* **Description of the task**
All of the data that follows should be retyped exactly, please, except the pictures.

* **Provided data**
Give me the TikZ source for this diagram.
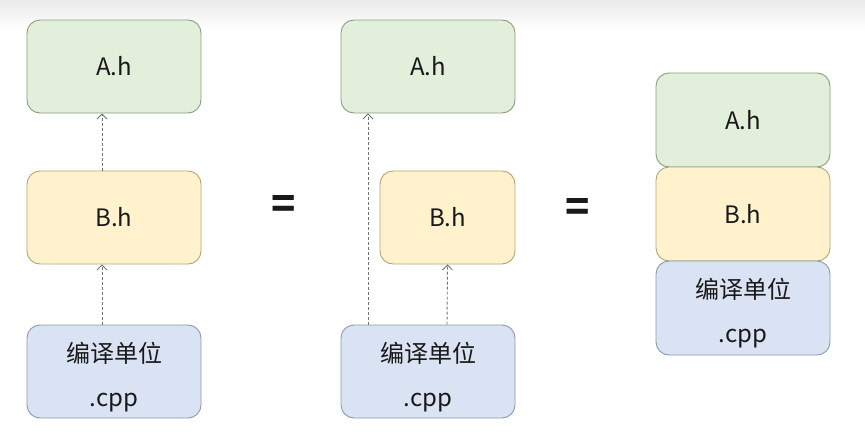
\documentclass[tikz,border=0pt]{standalone}
\usepackage{fontspec}
\setmainfont{Noto Sans CJK SC}
\usetikzlibrary{arrows.meta,calc}
\definecolor{gfill}{HTML}{E2EFDA}
\definecolor{gdraw}{HTML}{8E9C7E}
\definecolor{yfill}{HTML}{FFF2CC}
\definecolor{ydraw}{HTML}{B3A577}
\definecolor{bfill}{HTML}{DAE3F3}
\definecolor{bdraw}{HTML}{8D9AA9}
\newcommand{\cpptext}{\rule{0pt}{31pt}编译单位\\[16pt].cpp}
\tikzset{
  box/.style={rectangle, rounded corners=13pt, line width=0.9pt, minimum width=174pt, minimum height=93pt, inner sep=0pt, font=\fontsize{24}{28}\selectfont, align=center, text=black!90},
  gbox/.style={box, fill=gfill, draw=gdraw},
  ybox/.style={box, fill=yfill, draw=ydraw},
  bbox/.style={box, fill=bfill, draw=bdraw},
  dep/.style={draw=black!55, line width=0.9pt, dash pattern=on 3pt off 2pt, -{Straight Barb[length=5pt,width=10pt,line width=0.8pt]}},
  eq/.style={font=\fontsize{40}{42}\selectfont\bfseries, text=black!90}
}
\begin{document}
\begin{tikzpicture}[x=1pt,y=-1pt]
\useasboundingbox (0,0) rectangle (865,439);
\fill[white] (0,0) rectangle (865,439);
\shade[top color=black!8, bottom color=white] (0,0) rectangle (865,30);
% left column
\node[gbox] (A1) at (114,66.5) {A.h};
\node[ybox] (B1) at (114,217.5) {B.h};
\node[bbox] (C1) at (114,371.5) {\cpptext};
\draw[dep] ($(C1.north)+(-12,0)$) -- ($(B1.south)+(-12,0)$);
\draw[dep] ($(B1.north)+(-12,0)$) -- ($(A1.south)+(-12,0)$);
\node[eq] (E1) at (284,207) {=};
% middle column
\node[gbox] (A2) at (428,66.5) {A.h};
\node[ybox, minimum width=135pt] (B2) at (447.5,217.5) {B.h};
\node[bbox] (C2) at (428,371.5) {\cpptext};
\draw[dep] ($(C2.north)+(-60,0)$) -- ($(A2.south)+(-60,0)$);
\draw[dep] ($(C2.north)+(19,0)$) -- ($(B2.south)+(0,0)$);
\node[eq] (E2) at (578,210) {=};
% right column
\node[gbox, minimum height=94pt] (A3) at (743,120) {A.h};
\node[ybox, minimum height=94pt] (B3) at (743,214) {B.h};
\node[bbox, minimum height=94pt] (C3) at (743,308) {\cpptext};
\end{tikzpicture}
\end{document}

* **Worked solution**
Give me the TikZ source for this diagram.
\documentclass[tikz,border=0pt]{standalone}
\usepackage{fontspec}
\setmainfont{Noto Sans CJK SC}
\usetikzlibrary{arrows.meta,calc}
\definecolor{gfill}{HTML}{E2EFDA}
\definecolor{gdraw}{HTML}{8E9C7E}
\definecolor{yfill}{HTML}{FFF2CC}
\definecolor{ydraw}{HTML}{B3A577}
\definecolor{bfill}{HTML}{DAE3F3}
\definecolor{bdraw}{HTML}{8D9AA9}
\newcommand{\cpptext}{\rule{0pt}{31pt}编译单位\\[16pt].cpp}
\tikzset{
  box/.style={rectangle, rounded corners=13pt, line width=0.9pt, minimum width=174pt, minimum height=93pt, inner sep=0pt, font=\fontsize{24}{28}\selectfont, align=center, text=black!90},
  gbox/.style={box, fill=gfill, draw=gdraw},
  ybox/.style={box, fill=yfill, draw=ydraw},
  bbox/.style={box, fill=bfill, draw=bdraw},
  dep/.style={draw=black!55, line width=0.9pt, dash pattern=on 3pt off 2pt, -{Straight Barb[length=5pt,width=10pt,line width=0.8pt]}},
  eq/.style={font=\fontsize{40}{42}\selectfont\bfseries, text=black!90}
}
\begin{document}
\begin{tikzpicture}[x=1pt,y=-1pt]
\useasboundingbox (0,0) rectangle (865,439);
\fill[white] (0,0) rectangle (865,439);
\shade[top color=black!8, bottom color=white] (0,0) rectangle (865,30);
% left column
\node[gbox] (A1) at (114,66.5) {A.h};
\node[ybox] (B1) at (114,217.5) {B.h};
\node[bbox] (C1) at (114,371.5) {\cpptext};
\draw[dep] ($(C1.north)+(-12,0)$) -- ($(B1.south)+(-12,0)$);
\draw[dep] ($(B1.north)+(-12,0)$) -- ($(A1.south)+(-12,0)$);
\node[eq] (E1) at (284,207) {=};
% middle column
\node[gbox] (A2) at (428,66.5) {A.h};
\node[ybox, minimum width=135pt] (B2) at (447.5,217.5) {B.h};
\node[bbox] (C2) at (428,371.5) {\cpptext};
\draw[dep] ($(C2.north)+(-60,0)$) -- ($(A2.south)+(-60,0)$);
\draw[dep] ($(C2.north)+(19,0)$) -- ($(B2.south)+(0,0)$);
\node[eq] (E2) at (578,210) {=};
% right column
\node[gbox, minimum height=94pt] (A3) at (743,120) {A.h};
\node[ybox, minimum height=94pt] (B3) at (743,214) {B.h};
\node[bbox, minimum height=94pt] (C3) at (743,308) {\cpptext};
\end{tikzpicture}
\end{document}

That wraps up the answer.